At crown height, the equivalent expression (which has the same constant of proportionality) is:
d * l3 / (l2 + 48 * l + 864)
This has the same behavior, but the curve is shifted so that dependence on length is much higher for plausible carrot lengths.
As to the idea of having a more complex profile than a truncated cone, the results suggest that any improvement over a pure cone of the same length and maximum diameter is likely to be marginal, to the extent of vanishing if the resistance offered by the vertical part of the profile is ignored (as it will be impossible to firm that up by knocking the carrot further in).
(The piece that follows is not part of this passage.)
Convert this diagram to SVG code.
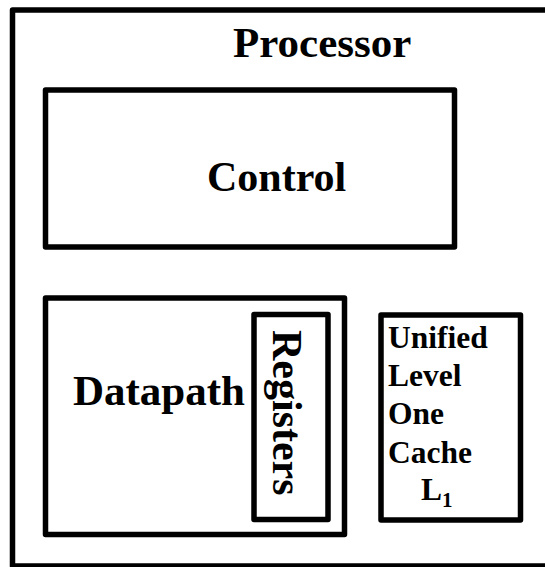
<svg xmlns="http://www.w3.org/2000/svg" width="545" height="567" viewBox="0 0 545 567">
<style>
.box{fill:none;stroke:#000;stroke-width:5.5;stroke-linejoin:round}
.t{font-family:"Liberation Serif","Times New Roman",serif;font-weight:bold;fill:#000}
</style>
<rect width="545" height="567" fill="#fff"/>
<g id="processor">
<rect class="box" x="12.5" y="10" width="560" height="556"/>
<text class="t" x="233" y="57" font-size="43">Processor</text>
</g>
<g id="control">
<rect class="box" x="45.5" y="90" width="409" height="157"/>
<text class="t" x="207" y="191" font-size="42">Control</text>
</g>
<g id="datapath">
<rect class="box" x="45.5" y="298" width="299" height="236.5"/>
<text class="t" x="73" y="405" font-size="43">Datapath</text>
</g>
<g id="registers">
<rect class="box" x="254" y="314.5" width="74" height="205"/>
<text class="t" transform="translate(273,330) rotate(90)" font-size="42">Registers</text>
</g>
<g id="cache">
<rect class="box" x="381" y="315" width="139.5" height="205"/>
<text class="t" font-size="31.5">
<tspan x="388" y="348">Unified</tspan>
<tspan x="388" y="386">Level</tspan>
<tspan x="388" y="424">One</tspan>
<tspan x="388" y="463">Cache</tspan>
<tspan x="421" y="500">L<tspan font-size="21" dy="7">1</tspan></tspan>
</text>
</g>
<g id="connectors"/>
</svg>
The overall conclusion from these calculations is that increasing the size and hence mass of the hoop should give a theoretical improvement in its resistance to an impact by a ball, but it is difficult to estimate the practical effect. For a given percentage increase in linear dimension, increasing the size of the upright has most effect on the dynamic properties, and increasing the length of the carrot for static ones. However, significantly increasing the length, but not the diameter of the top, of the carrots will mean that they need to be knocked in further to achieve a given amount of tightening when firming them up after they have become loosened by play (or taking them in and out of the ground). How far to increase the size is ultimately a matter of judgment, as it is a trade-off between the anticipated improvement in playing characteristics against the practicalities of setting, moving and storing larger hoops, particularly for clubs that have to bring them in at night.